To combat the onslaught of enemies you are given a menagerie of weapons. Like almost all shooters you can collect a power-up to boost movement speed, in this case a feather. Your standard cannon is upgraded by orbs separated into 3 categories. Blue Orbs increase the range and amount of bullets you fire, Red Orbs increase the size and power of your shots. A meter shows what level the two are on, with the goal being to reach the highest level as soon as possible; the mobs are relentless. The rare Yellow (Amber? Gold?) Orb will divide your firepower and allow you to fire backwards as well. Generally when it appears it’s because you’ll need it.

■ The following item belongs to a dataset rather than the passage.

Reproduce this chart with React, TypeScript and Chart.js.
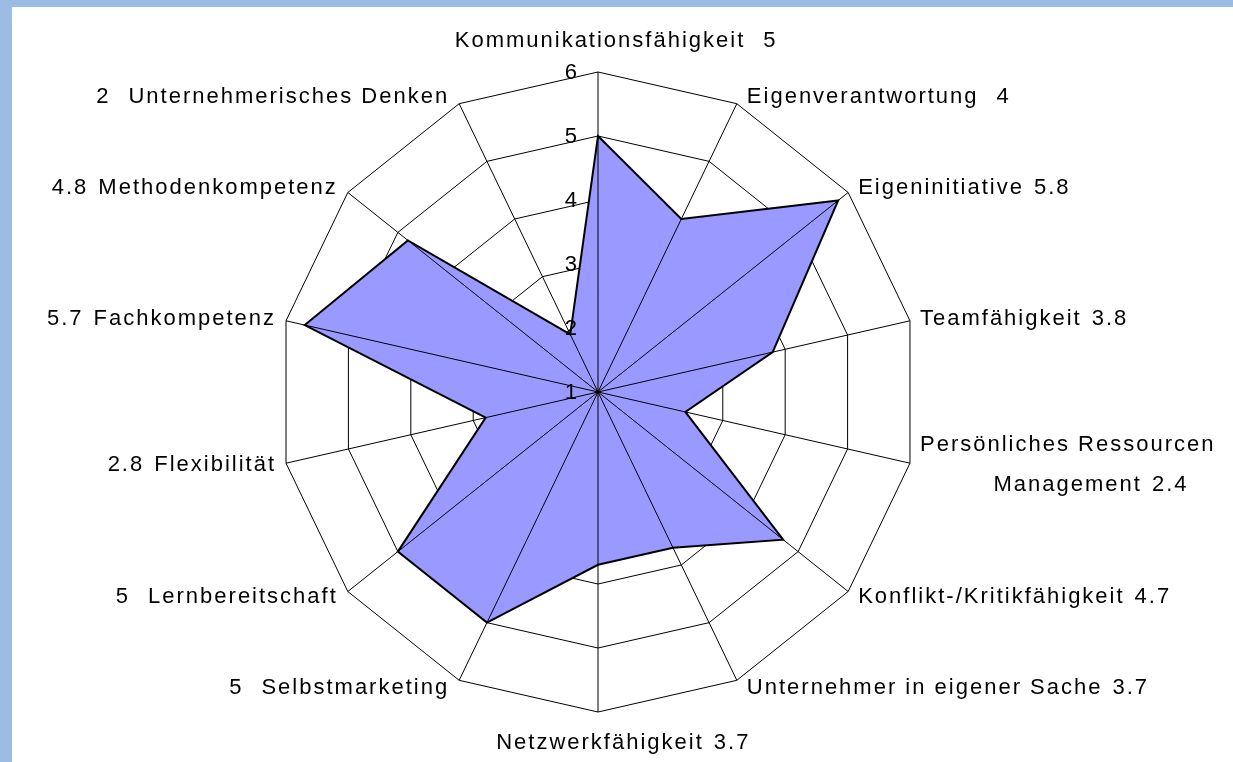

Adding further depth to the combat, you will also pick up scrolls with different letters for a variety of effects. You can store up to 3 at a time and they all last for varying durations. You can’t select which scroll you want to use; the first in the list will always be used.  Not mentioned in the manual is the ability to increase a scrolls power and duration by having 2 or more of the same kind.  Which scrolls appear is completely random with some exceptions.  This seems a bit like overkill but in some respects it’s needed; the game can be unfairly hard at times.

You’ll barely have any time to stop and breathe as the swarms of enemies attack in rapid succession.  Your bullet spread will cover a good 50% of the screen and its necessary, you will never take your finger off that trigger.  The problem with this is the enemy bullets are incredibly small and blend in with your shots a little too perfectly, meaning you will die a lot of times without realizing how.  Your current weapon level is dropped by one when this happens, which isn’t too debilitating.

The bosses border on bullet hell before the term was coined.  This combined with the bullet issue I mentioned makes some of them incredibly cheap.  The default difficulty is set to easy which lessens all of this; I recommend going straight to normal. You can crank it up to hyper if you really want a challenge.

Among the shmup genre Wings of Wor is definitely unique. I can’t really think of any other game that shares a similar motif.  Its decently long, has impressive graphics and is challenging.  Overall the game still holds up and will leave an impression long after the credits roll.